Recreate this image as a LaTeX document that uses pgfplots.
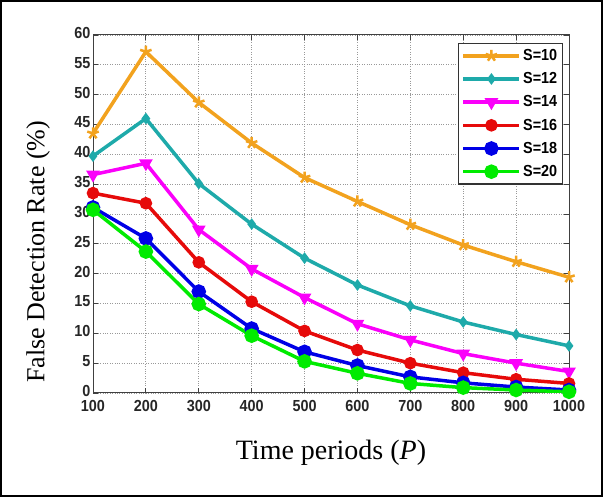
\documentclass[border=0pt]{standalone}
\usepackage{fontspec}
\setmainfont{Liberation Serif}
\newfontfamily\arialb{Liberation Sans}[FakeStretch=0.9]
\usepackage{pgfplots}
\pgfplotsset{compat=1.18}
\definecolor{cO}{RGB}{242,162,30}
\definecolor{cT}{RGB}{30,170,170}
\definecolor{cM}{RGB}{250,0,250}
\definecolor{cR}{RGB}{230,10,10}
\definecolor{cB}{RGB}{0,0,230}
\definecolor{cG}{RGB}{0,235,0}
\begin{document}
\begin{tikzpicture}[x=1pt,y=1pt]
\useasboundingbox (0,0) rectangle (603,497);
\draw[line width=2pt] (1,1) rectangle (602,496);
\begin{axis}[
  at={(93pt,104pt)}, anchor=south west,
  scale only axis, width=476pt, height=358pt,
  xmin=100, xmax=1000, ymin=0, ymax=60,
  xtick={100,200,...,1000}, ytick={0,5,...,60},
  /pgf/number format/1000 sep={},
  /pgf/number format/assume math mode=true,
  ticklabel style={font=\arialb\bfseries\fontsize{16}{16}\selectfont, text=black!85},
  xticklabel style={yshift=-7pt, inner sep=0.5pt},
  yticklabel style={inner sep=0.5pt, xshift=-2pt, yshift=2pt},
  grid=major,
  grid style={dotted, gray!80, line width=0.9pt},
  axis line style={gray!50!black, line width=1pt},
  tick align=inside, tick pos=both, major tick length=5pt,
  tick style={gray!50!black, line width=0.8pt},
  xlabel={Time periods (\textit{P})},
  ylabel={False Detection Rate (\%)},
  xlabel style={at={(axis description cs:0.5,-0.168)}, anchor=center, font=\fontsize{28}{30}\selectfont},
  ylabel style={at={(axis description cs:-0.1155,0.394)}, anchor=center, font=\fontsize{26}{28}\selectfont},
  legend style={at={(axis description cs:0.987,0.978)}, anchor=north east,
    draw=gray!40!black, line width=1.2pt, fill=white,
    font=\arialb\bfseries\fontsize{16}{18}\selectfont, row sep=6.5pt,
    inner xsep=3pt, inner ysep=4pt},
  legend cell align=left,
  legend image code/.code={\draw[mark repeat=2,mark phase=2,#1] plot coordinates {(0pt,0pt) (28pt,0pt) (56pt,0pt)};},
  every axis plot/.append style={line width=3.5pt, mark options={solid}},
]
\addplot[cO, mark=star, mark size=6pt, mark options={line width=2.5pt}] coordinates {
(100,43.5) (200,57.2) (300,48.7) (400,41.9) (500,36.1) (600,32.1) (700,28.2) (800,24.8) (900,22.0) (1000,19.4)};
\addplot[cT, mark=diamond*, mark size=3pt] coordinates {
(100,39.7) (200,46.0) (300,35.1) (400,28.3) (500,22.6) (600,18.1) (700,14.6) (800,11.9) (900,9.8) (1000,7.9)};
\addplot[cM, mark=triangle*, mark size=4.5pt, mark options={rotate=180}] coordinates {
(100,36.6) (200,38.5) (300,27.4) (400,20.8) (500,16.0) (600,11.6) (700,8.9) (800,6.6) (900,5.0) (1000,3.6)};
\addplot[cR, mark=*, mark size=4.5pt] coordinates {
(100,33.5) (200,31.8) (300,21.9) (400,15.3) (500,10.4) (600,7.2) (700,5.0) (800,3.4) (900,2.3) (1000,1.6)};
\addplot[cB, mark=*, mark size=5.5pt] coordinates {
(100,31.1) (200,25.9) (300,17.0) (400,10.8) (500,6.9) (600,4.6) (700,2.7) (800,1.7) (900,1.0) (1000,0.5)};
\addplot[cG, mark=*, mark size=5.5pt] coordinates {
(100,30.7) (200,23.7) (300,14.9) (400,9.6) (500,5.3) (600,3.3) (700,1.6) (800,0.9) (900,0.5) (1000,0.2)};
\legend{S=10,S=12,S=14,S=16,S=18,S=20}
\end{axis}
\end{tikzpicture}
\end{document}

§ **WHAT TO DO**:
Repeat the material above in full and exactly, omitting the pictures.

§ **ANSWER IN FULL**:
Recreate this image as a LaTeX document that uses pgfplots.
\documentclass[border=0pt]{standalone}
\usepackage{fontspec}
\setmainfont{Liberation Serif}
\newfontfamily\arialb{Liberation Sans}[FakeStretch=0.9]
\usepackage{pgfplots}
\pgfplotsset{compat=1.18}
\definecolor{cO}{RGB}{242,162,30}
\definecolor{cT}{RGB}{30,170,170}
\definecolor{cM}{RGB}{250,0,250}
\definecolor{cR}{RGB}{230,10,10}
\definecolor{cB}{RGB}{0,0,230}
\definecolor{cG}{RGB}{0,235,0}
\begin{document}
\begin{tikzpicture}[x=1pt,y=1pt]
\useasboundingbox (0,0) rectangle (603,497);
\draw[line width=2pt] (1,1) rectangle (602,496);
\begin{axis}[
  at={(93pt,104pt)}, anchor=south west,
  scale only axis, width=476pt, height=358pt,
  xmin=100, xmax=1000, ymin=0, ymax=60,
  xtick={100,200,...,1000}, ytick={0,5,...,60},
  /pgf/number format/1000 sep={},
  /pgf/number format/assume math mode=true,
  ticklabel style={font=\arialb\bfseries\fontsize{16}{16}\selectfont, text=black!85},
  xticklabel style={yshift=-7pt, inner sep=0.5pt},
  yticklabel style={inner sep=0.5pt, xshift=-2pt, yshift=2pt},
  grid=major,
  grid style={dotted, gray!80, line width=0.9pt},
  axis line style={gray!50!black, line width=1pt},
  tick align=inside, tick pos=both, major tick length=5pt,
  tick style={gray!50!black, line width=0.8pt},
  xlabel={Time periods (\textit{P})},
  ylabel={False Detection Rate (\%)},
  xlabel style={at={(axis description cs:0.5,-0.168)}, anchor=center, font=\fontsize{28}{30}\selectfont},
  ylabel style={at={(axis description cs:-0.1155,0.394)}, anchor=center, font=\fontsize{26}{28}\selectfont},
  legend style={at={(axis description cs:0.987,0.978)}, anchor=north east,
    draw=gray!40!black, line width=1.2pt, fill=white,
    font=\arialb\bfseries\fontsize{16}{18}\selectfont, row sep=6.5pt,
    inner xsep=3pt, inner ysep=4pt},
  legend cell align=left,
  legend image code/.code={\draw[mark repeat=2,mark phase=2,#1] plot coordinates {(0pt,0pt) (28pt,0pt) (56pt,0pt)};},
  every axis plot/.append style={line width=3.5pt, mark options={solid}},
]
\addplot[cO, mark=star, mark size=6pt, mark options={line width=2.5pt}] coordinates {
(100,43.5) (200,57.2) (300,48.7) (400,41.9) (500,36.1) (600,32.1) (700,28.2) (800,24.8) (900,22.0) (1000,19.4)};
\addplot[cT, mark=diamond*, mark size=3pt] coordinates {
(100,39.7) (200,46.0) (300,35.1) (400,28.3) (500,22.6) (600,18.1) (700,14.6) (800,11.9) (900,9.8) (1000,7.9)};
\addplot[cM, mark=triangle*, mark size=4.5pt, mark options={rotate=180}] coordinates {
(100,36.6) (200,38.5) (300,27.4) (400,20.8) (500,16.0) (600,11.6) (700,8.9) (800,6.6) (900,5.0) (1000,3.6)};
\addplot[cR, mark=*, mark size=4.5pt] coordinates {
(100,33.5) (200,31.8) (300,21.9) (400,15.3) (500,10.4) (600,7.2) (700,5.0) (800,3.4) (900,2.3) (1000,1.6)};
\addplot[cB, mark=*, mark size=5.5pt] coordinates {
(100,31.1) (200,25.9) (300,17.0) (400,10.8) (500,6.9) (600,4.6) (700,2.7) (800,1.7) (900,1.0) (1000,0.5)};
\addplot[cG, mark=*, mark size=5.5pt] coordinates {
(100,30.7) (200,23.7) (300,14.9) (400,9.6) (500,5.3) (600,3.3) (700,1.6) (800,0.9) (900,0.5) (1000,0.2)};
\legend{S=10,S=12,S=14,S=16,S=18,S=20}
\end{axis}
\end{tikzpicture}
\end{document}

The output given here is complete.